Réédition – MC Solaar – Qui sème le vent récolte le tempo

HIP-HOP

Universal Music/Polydor

Voici des décennies (deux pour être précis), que les disciples de Claude M’Barali attendaient cela, la réédition des trois premiers disques du pionnier du rap hexagonal. L’artiste a pu enfin s’entendre avec Polydor, et la série de rééditions commence en ce début d’été avec Qui sème le vent récolte le tempo, opus inaugural qui a changé beaucoup de choses en France en matière de hip-hop.

MC Solaar - Réédition Qui sème le vent récolte le tempo

« Une vague, un cyclone, que dit la météo ? Qui sème le vent récolte le tempo ». La chanson signature de MC Solaar donne son titre à ce premier album qui fit bouger les lignes au début des années 90. Pour les cinq années à venir, en compagnie d’autres artistes comme NTM et IAM, Claude M’Barali allait faire la pluie et le beau temps dans le rap français.
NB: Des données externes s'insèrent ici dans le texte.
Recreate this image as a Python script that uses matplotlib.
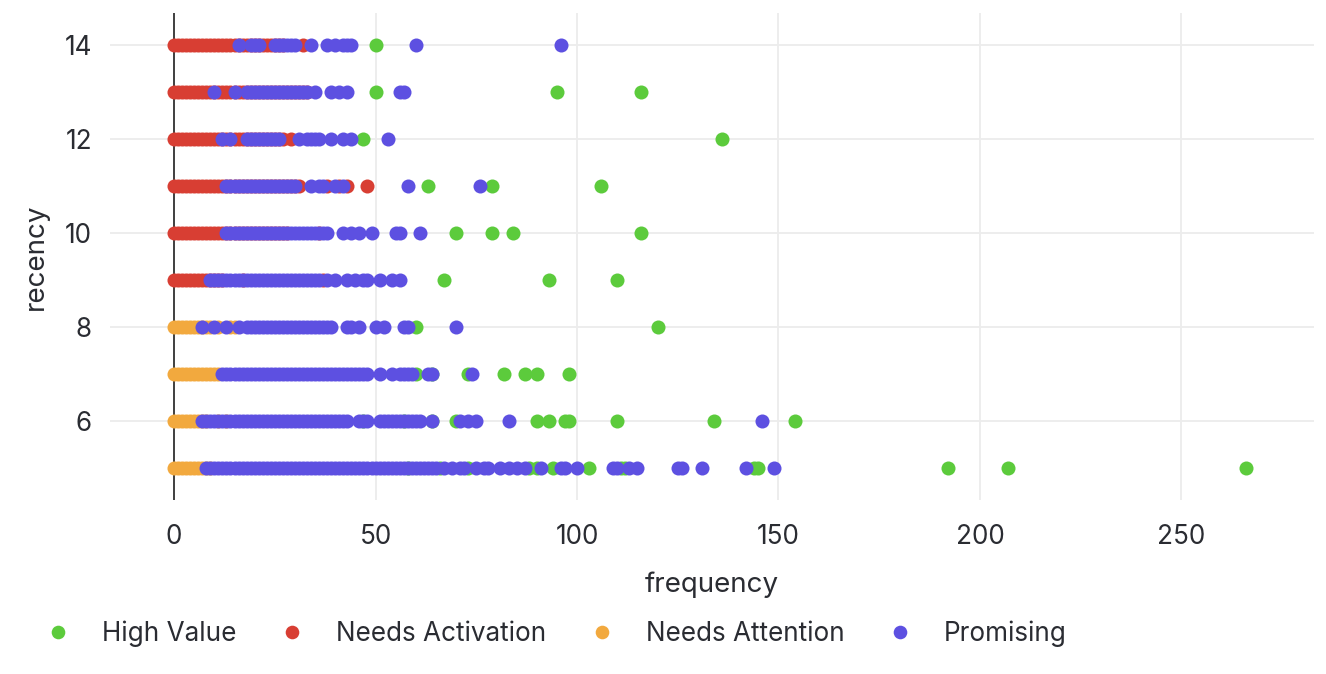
import matplotlib
matplotlib.use("Agg")
import matplotlib.pyplot as plt
from matplotlib.lines import Line2D

plt.rcParams['font.family'] = ['Inter', 'DejaVu Sans']

# one list per recency row, top to bottom
recency_rows = [14, 13, 12, 11, 10, 9, 8, 7, 6, 5]

high_value = [
    [50],
    [50, 95, 116],
    [47, 136],
    [63, 79, 106],
    [70, 79, 84, 116],
    [67, 93, 110],
    [60, 120],
    [60, 64, 73, 82, 87, 90, 98],
    [47, 57, 64, 70, 90, 93, 97, 98, 110, 134, 154],
    [58, 66, 73, 88, 90, 94, 103, 111, 112, 144, 145, 192, 207, 266],
]
needs_activation = [
    [0, 1, 2, 3, 4, 5, 6, 7, 8, 9, 10, 11, 12, 13, 14, 15, 16, 17, 18, 19, 20, 21, 22, 23, 24, 25, 26, 27, 32],
    [0, 1, 2, 3, 4, 5, 6, 7, 8, 9, 10, 11, 12, 13, 14, 15, 16, 17, 18, 19, 20, 21, 22, 23, 24, 25, 26, 27, 28, 29, 30, 31, 32, 33],
    [0, 1, 2, 3, 4, 5, 6, 7, 8, 9, 10, 11, 12, 13, 14, 15, 16, 17, 18, 19, 20, 21, 22, 23, 24, 25, 26, 27, 29],
    [0, 1, 2, 3, 4, 5, 6, 7, 8, 9, 10, 11, 12, 13, 14, 15, 16, 17, 18, 19, 20, 21, 22, 23, 24, 25, 26, 27, 28, 29, 30, 31, 38, 41, 43, 48],
    [0, 1, 2, 3, 4, 5, 6, 7, 8, 9, 10, 11, 12, 13, 14, 15, 16, 17, 18, 19, 20, 21, 22, 23, 24, 25, 26, 27, 28, 36],
    [0, 1, 2, 3, 4, 5, 6, 7, 8, 9, 10, 11, 12, 17, 37],
    [],
    [],
    [],
    [],
]
needs_attention = [
    [],
    [],
    [],
    [],
    [],
    [],
    [0, 1, 2, 3, 4, 5, 6, 7, 8, 9, 11, 14, 15],
    [0, 1, 2, 3, 4, 5, 6, 7, 8, 9, 10, 11],
    [0, 1, 2, 3, 4, 5, 6, 7, 8, 11, 13],
    [0, 1, 2, 3, 4, 5, 6, 7, 8, 9],
]
promising = [
    [16, 19, 20, 21, 25, 26, 27, 28, 29, 30, 34, 38, 40, 42, 43, 44, 60, 96],
    [10, 15, 18, 19, 20, 21, 22, 23, 24, 25, 26, 27, 28, 29, 30, 31, 32, 33, 35, 39, 41, 43, 56, 57],
    [12, 14, 18, 19, 20, 21, 22, 23, 24, 25, 26, 31, 33, 34, 35, 36, 39, 42, 44, 53],
    [13, 14, 15, 16, 17, 18, 19, 20, 21, 22, 23, 24, 25, 26, 27, 28, 29, 30, 34, 36, 37, 40, 42, 58, 76],
    [13, 14, 15, 16, 17, 18, 19, 20, 21, 22, 23, 24, 25, 26, 27, 28, 29, 30, 31, 32, 33, 34, 35, 36, 37, 38, 42, 44, 46, 49, 55, 56, 61],
    [9, 10, 11, 12, 13, 14, 15, 16, 17, 18, 19, 20, 21, 22, 23, 24, 25, 26, 27, 28, 29, 30, 31, 32, 33, 34, 35, 36, 38, 40, 43, 45, 47, 48, 51, 54, 56],
    [7, 10, 13, 16, 18, 19, 20, 21, 22, 23, 24, 25, 26, 27, 28, 29, 30, 31, 32, 33, 34, 35, 36, 37, 38, 39, 43, 44, 46, 50, 52, 57, 58, 70],
    [12, 13, 14, 15, 16, 17, 18, 19, 20, 21, 22, 23, 24, 25, 26, 27, 28, 29, 30, 31, 32, 33, 34, 35, 36, 37, 38, 39, 40, 41, 42, 43, 44, 45, 46, 47, 48, 51, 54, 56, 57, 58, 59, 63, 64, 74],
    [7, 8, 9, 10, 11, 12, 13, 14, 15, 16, 17, 18, 19, 20, 21, 22, 23, 24, 25, 26, 27, 28, 29, 30, 31, 32, 33, 34, 35, 36, 37, 38, 39, 40, 41, 42, 43, 46, 47, 48, 51, 52, 53, 54, 55, 56, 57, 58, 59, 60, 61, 64, 71, 73, 75, 83, 146],
    [8, 9, 10, 11, 12, 13, 14, 15, 16, 17, 18, 19, 20, 21, 22, 23, 24, 25, 26, 27, 28, 29, 30, 31, 32, 33, 34, 35, 36, 37, 38, 39, 40, 41, 42, 43, 44, 45, 46, 47, 48, 49, 50, 51, 52, 53, 54, 55, 56, 57, 58, 59, 60, 61, 62, 63, 64, 65, 67, 69, 71, 72, 75, 77, 78, 81, 83, 85, 87, 91, 96, 97, 100, 109, 110, 113, 115, 125, 126, 131, 142, 149],
]

series_names = ['High Value', 'Needs Activation', 'Needs Attention', 'Promising']
series_values = [high_value, needs_activation, needs_attention, promising]
series_colors = ['#5ccb3c', '#d83e33', '#f2a93e', '#5d50e1']

x_ticks = [0, 50, 100, 150, 200, 250]
y_ticks = [6, 8, 10, 12, 14]

text_color = '#2a2c32'
grid_color = '#ececec'

fig = plt.figure(figsize=(13.26, 6.74), dpi=100)
ax = fig.add_axes([110 / 1326, 1 - 500 / 674, 1204 / 1326, 487 / 674])

for name, rows, color in zip(series_names, series_values, series_colors):
    xs = []
    ys = []
    for recency, freqs in zip(recency_rows, rows):
        xs += freqs
        ys += [recency] * len(freqs)
    ax.scatter(xs, ys, s=102, color=color, linewidths=0, zorder=3, label=name, clip_on=False)

ax.axvline(0, color='#404040', lw=1.4, zorder=2)
ax.set_xlim(-15.9, 282.9)
ax.set_ylim(4.32, 14.68)
ax.set_xticks(x_ticks)
ax.set_yticks(y_ticks)
ax.grid(True, color=grid_color, lw=1.3, zorder=0)
ax.set_axisbelow(True)
ax.tick_params(length=0, labelsize=18.8, labelcolor=text_color)
ax.tick_params(axis='x', pad=17.5)
ax.tick_params(axis='y', pad=13)
for s in ax.spines.values():
    s.set_visible(False)

ax.set_xlabel('frequency', fontsize=20, color=text_color, labelpad=15.5)
ax.set_ylabel('recency', fontsize=20, color=text_color, labelpad=11.5)

handles = [Line2D([], [], ls='', marker='o', ms=9.8, mew=0, color=c) for c in series_colors]
fig.legend(handles, series_names, loc='center left', bbox_to_anchor=(32 / 1326, 1 - 634 / 674), ncols=4,
           frameon=False, fontsize=18.8, labelcolor=text_color, handlelength=2.0,
           handletextpad=0.70, columnspacing=1.11, borderpad=0, borderaxespad=0)

fig.savefig('out.png', dpi=100)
Avec le premier single Bouge de là, Solaar portait le hip-hop sur les ondes des grandes radios et des chaînes de télévision. On découvrait un jeune rappeur d’origine tchadienne, né au Sénégal et qui proposait, en compagnie du producteur Jimmy Jay /Christophe Viguier (aujourd’hui on dit beatmaker, c’est plus chic), une musique nouvelle accompagnant des textes engagés ou décalés, « du rap d’attaque, qui frappe, épate, matraque » comme le scande l’artiste sur la chanson éponyme. Le titre Qui sème le vent récolte le tempo sonne d’ailleurs comme un manifeste. Si le rap de M’Barali n’était pas aussi musclé que celui d’NTM, il n’évacuait pourtant pas les problématiques de l’époque, raillant les fashion addicts avec Victime de la Mode sur une musique faussement cool, évoquant la misère sociale sur le plombé Armand est mort. En « para-commando des mots », Solaar envisage déjà son art comme une lutte, annonçant son chef d’œuvre trois ans plus tard, Prose Combat, réédité quant à lui en septembre prochain. Paradisiaque, troisième planète jadis bannie du système Solaar, est attendu en fin d’année (en double album avec MC Solaar).

 

Les instrus de Jimmy Jay fleurent bon le Old School, apprécient les couleurs cuivrées, les rythmiques funky (Matière grasse contre matière grise, L’histoire de l’art, La musique adoucit les mœurs) et les samples jazzy (À temps partiel). Ailleurs le redoutable manieur de platines flirte avec la pop sur le sensuel Caroline, avec comme colonne vertébrale un sample de batterie de Southside Movement (Save The World), ou choisit des climats plus abrasifs (Quartier nord, Ragga Jam). Avec Qui sème le vent récolte le tempo, MC Solaar inaugurait en outre sa collaboration avec Hubert Blanc-Francard, alias Boom Bass (Cassius) qui réalise l’album avec Jimmy Jay, tandis que le regretté Zdar, l’autre moitié de Cassius, va enregistrer et mixer le disque. Dès l’arrivée de l’album dans les charts, les plus avisés ont évoqué Bobby Lapointe, tant MC Solaar envisageait la langue française comme un terrain de jeu. Sa musique, il la souhaite tour à tour « amusante ou militante » comme il le confie sur À temps partiel, et s’il était de bon ton de railler MC Solaar dans les fades années 2000 (trop sage, trop naïf, trop commercial…), toute une génération le redécouvre aujourd’hui et c’est tant mieux.